Understanding and comparing different interest rates is crucial because a higher interest rate means more earnings on an investment. For students learning about this concept, it’s important to recognize that the interest rate directly influences the simple interest calculation.

Investment math helps you calculate how much money you'll make when you invest your principal amount at a certain interest rate. In our problem, the principal is \$500, and we are calculating how much interest this will generate over one year for different interest rates.

• Simple interest can be calculated using the formula: \( I = P \times r \times t \), where \( P \) is the principal, \( r \) is the rate, and \( t \) is the time in years.
• In this context \( t = 1 \), simplifying our formula to \( I = P \times r \).

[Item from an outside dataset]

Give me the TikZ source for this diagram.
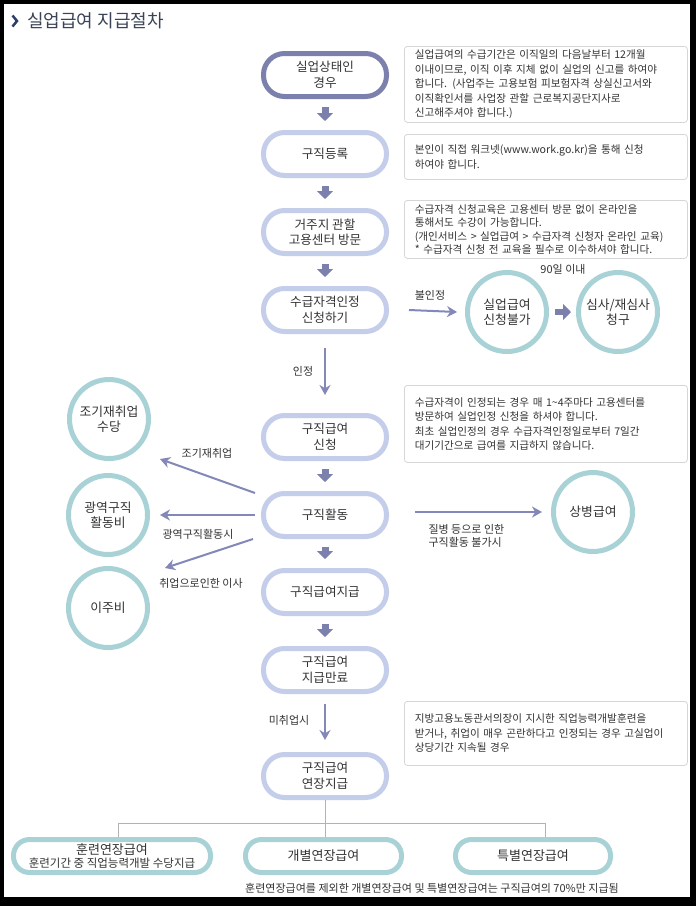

The beauty of investment math is that it allows investors to understand growth over time and helps in making informed financial decisions. By comparing results from various interest rates, you can optimize and choose the best investment options.

Algebraic functions like \( I(r) = 500r \) are crafted to solve real-world problems by expressing relationships between different quantities. Here, the relationship is between the interest earned and the rate of interest for a fixed principal over a given time.

• Functions help us replace manual calculations with a systematic formula, making it easier to compute results for multiple scenarios.
• By plugging different values of \( r \) into the function, you can quickly find interest for different rates.

In this particular exercise, we substitute values into the function to calculate the simple interest efficiently. Understanding algebraic functions enables students to handle complex financial calculations with higher accuracy and efficiency.